— Begin DATA SHOWN —

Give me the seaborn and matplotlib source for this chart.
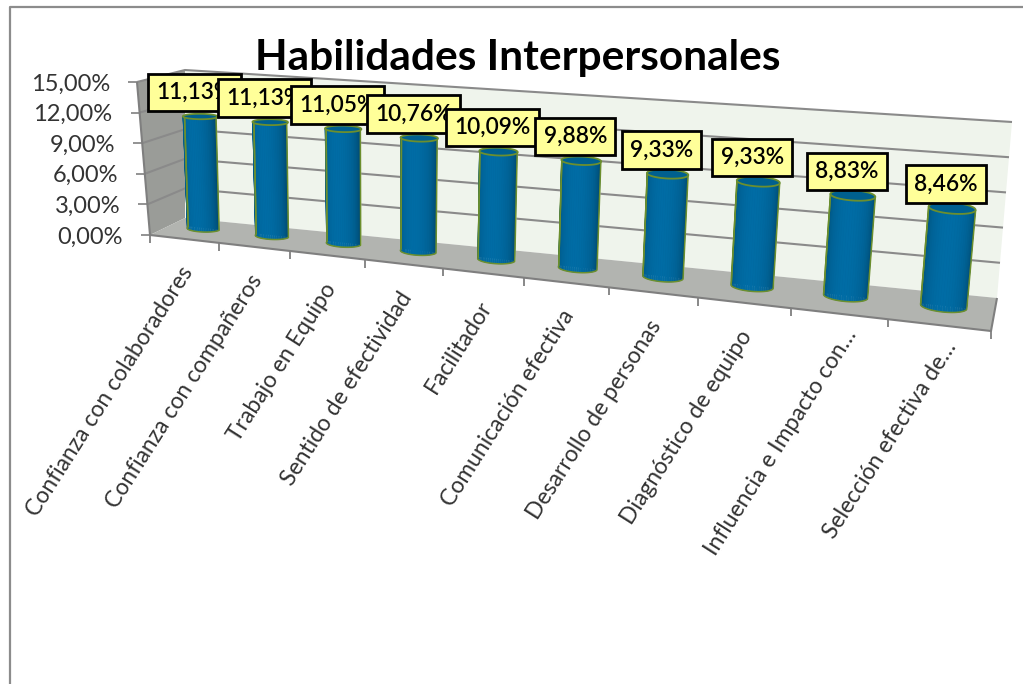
import numpy as np
import matplotlib
matplotlib.use('Agg')
import matplotlib.pyplot as plt
from matplotlib.transforms import Affine2D, Transform
import seaborn as sns

categories = ['Confianza con colaboradores', 'Confianza con compañeros', 'Trabajo en Equipo',
              'Sentido de efectividad', 'Facilitador', 'Comunicación efectiva',
              'Desarrollo de personas', 'Diagnóstico de equipo',
              'Influencia e Impacto con…', 'Selección efectiva de…']
values = [11.13, 11.13, 11.05, 10.76, 10.09, 9.88, 9.33, 9.33, 8.83, 8.46]
value_labels = ['11,13%', '11,13%', '11,05%', '10,76%', '10,09%', '9,88%', '9,33%', '9,33%', '8,83%', '8,46%']
y_ticks = [0, 3, 6, 9, 12, 15]
y_labels = ['0,00%', '3,00%', '6,00%', '9,00%', '12,00%', '15,00%']
title = 'Habilidades Interpersonales'

W, H = 1023, 684
Y_MAX = 15.0
BAR_DEPTH = 0.58
PERSP = 1.25

# box corners in image pixels: (front/back, left/right, bottom/top)
FLB, FLT = np.array([150, 235.]), np.array([137, 82.])
BLB, BLT = np.array([185, 218.]), np.array([185, 70.])
BRB, BRT = np.array([997, 298.]), np.array([1012, 122.])
FRB, FRT = np.array([991, 331.]), np.array([1009, 155.])


def warp_u(u):
    return u / (u + PERSP * (1 - u))


# pos is seaborn's category position, v the percent value, d 0=front 1=back
def project(pos, v, d):
    pos, v, d = np.broadcast_arrays(np.asarray(pos, float), np.asarray(v, float), np.asarray(d, float))
    s = warp_u((pos + 0.5) / len(categories))[..., None]
    t = (v / Y_MAX)[..., None]
    d = d[..., None]
    bottom = (1 - d) * ((1 - s) * FLB + s * FRB) + d * ((1 - s) * BLB + s * BRB)
    top = (1 - d) * ((1 - s) * FLT + s * FRT) + d * ((1 - s) * BLT + s * BRT)
    return bottom + (top - bottom) * t


class BarPlane(Transform):
    input_dims = 2
    output_dims = 2
    is_affine = False
    has_inverse = False

    def transform_non_affine(self, values):
        values = np.asarray(values, float)
        out = project(values[:, 0], values[:, 1], BAR_DEPTH)
        out[:, 1] = H - out[:, 1]
        return out


sns.set_theme(style='white')
plt.rcParams['font.family'] = ['Lato', 'DejaVu Sans']

fig, ax = plt.subplots(figsize=(W / 100, H / 100), dpi=100)
fig.subplots_adjust(0, 0, 1, 1)

sns.barplot(x=categories, y=values, color='#006699', width=0.46, saturation=1, ax=ax)
bars = list(ax.patches)
ax.axis('off')
ax.set_xlim(-0.5, 9.5)
ax.set_ylim(0, Y_MAX)

pix = Affine2D().scale(1, -1).translate(0, H)
plane = BarPlane()
for b in bars:
    b.set_transform(plane)
    b.set_clip_on(False)
    b.set_zorder(3)


def poly(pts, **kw):
    pts = np.asarray(pts)
    ax.fill(pts[:, 0], pts[:, 1], transform=pix, clip_on=False, **kw)


def line(pts, **kw):
    pts = np.asarray(pts)
    ax.plot(pts[:, 0], pts[:, 1], transform=pix, clip_on=False, solid_capstyle='butt', **kw)


# chart frame
line([(10, H + 5), (10, 7), (W + 5, 7)], color='#8c8c8c', lw=1.6, zorder=1)

# walls and floor
poly([FLB, FLT, BLT, BLB], facecolor='#9a9c98', edgecolor='none', zorder=1)
poly([BLB, BLT, BRT, BRB], facecolor='#eff4ec', edgecolor='none', zorder=1)
poly([FLB, BLB, BRB, FRB], facecolor='#b2b4b0', edgecolor='none', zorder=1)

xl, xr = -0.5, 9.5
for v, lab in zip(y_ticks, y_labels):
    front = project(xl, v, 0)
    back = project(xl, v, 1)
    right = project(xr, v, 1)
    if v > 0:
        line([front, back, right], color='#8a8a8a', lw=1.5, zorder=2)
    line([front, front - np.array([9, 0])], color='#8a8a8a', lw=1.3, zorder=2)
    ax.text(front[0] - 27, front[1] + 2, lab, transform=pix, ha='right', va='center',
            fontsize=17, color='#333333', clip_on=False)

# front edge and ticks
line([FLT, FLB, FRB, BRB], color='#7f7f7f', lw=1.5, zorder=2)
for i in range(len(categories) + 1):
    p = project(i - 0.5, 0, 0)
    line([p, p + np.array([0, 8])], color='#7f7f7f', lw=1.3, zorder=2)

edge_col = '#6c8f2e'
dark, light = np.array([0, 66, 100]) / 255, np.array([0, 108, 165]) / 255
ang = np.linspace(np.pi, 0, 29)

for i, b in enumerate(bars):
    cx = b.get_x() + b.get_width() / 2
    r = b.get_width() / 2
    v = b.get_height()
    rd = 0.17
    ox, od = cx + r * np.cos(ang), BAR_DEPTH - rd * np.sin(ang)
    low = project(ox, 0, od)
    high = project(ox, v, od)
    # cylinder body in strips, darker at both edges
    for k in range(len(ang) - 1):
        m = np.sin((ang[k] + ang[k + 1]) / 2) ** 0.7
        col = dark + (light - dark) * m
        poly([low[k], low[k + 1], high[k + 1], high[k]], facecolor=col, edgecolor=col, lw=0.3, zorder=3.2)
    line(np.vstack([high[0], low, high[-1]]), color=edge_col, lw=1.1, zorder=3.4)
    line([high[0], low[0]], color=edge_col, lw=1.1, zorder=3.4)
    # top cap
    a2 = np.linspace(0, 2 * np.pi, 50)
    cap = project(cx + r * np.cos(a2), v, BAR_DEPTH + rd * np.sin(a2))
    poly(cap, facecolor='#00608f', edgecolor=edge_col, lw=1.3, zorder=3.5)

    top = project(cx, v, BAR_DEPTH)
    ax.text(top[0] - 6, top[1] - 24, value_labels[i], transform=pix, ha='center', va='center',
            fontsize=16.4, color='black', fontweight='semibold', zorder=5 + i * 0.1, clip_on=False,
            bbox=dict(boxstyle='square,pad=0.36', facecolor='#ffff99', edgecolor='black', lw=2))

    # the two shortened labels sit higher and further right in the reference
    g = project(cx, 0, 0)
    dx, dy = (-5, 24) if i < 8 else (4, 12)
    ax.text(g[0] + dx, g[1] + dy, categories[i], transform=pix, ha='right', va='top', rotation=57.5,
            rotation_mode='anchor', fontsize=16.5, color='#333333', clip_on=False)

ax.text(518, 58, title, transform=pix, ha='center', va='center', fontsize=30.5,
        fontweight='bold', color='black', zorder=4, clip_on=False)

fig.savefig('out.png', dpi=100)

— End DATA SHOWN —

EXERCISE DIRECTIONS
Please take the lines from the beginning of the data above through the line holding "import seaborn as sns" and transcribe them exactly, without any pictures.

ANSWER TO THE PROBLEM
Give me the seaborn and matplotlib source for this chart.
import numpy as np
import matplotlib
matplotlib.use('Agg')
import matplotlib.pyplot as plt
from matplotlib.transforms import Affine2D, Transform
import seaborn as sns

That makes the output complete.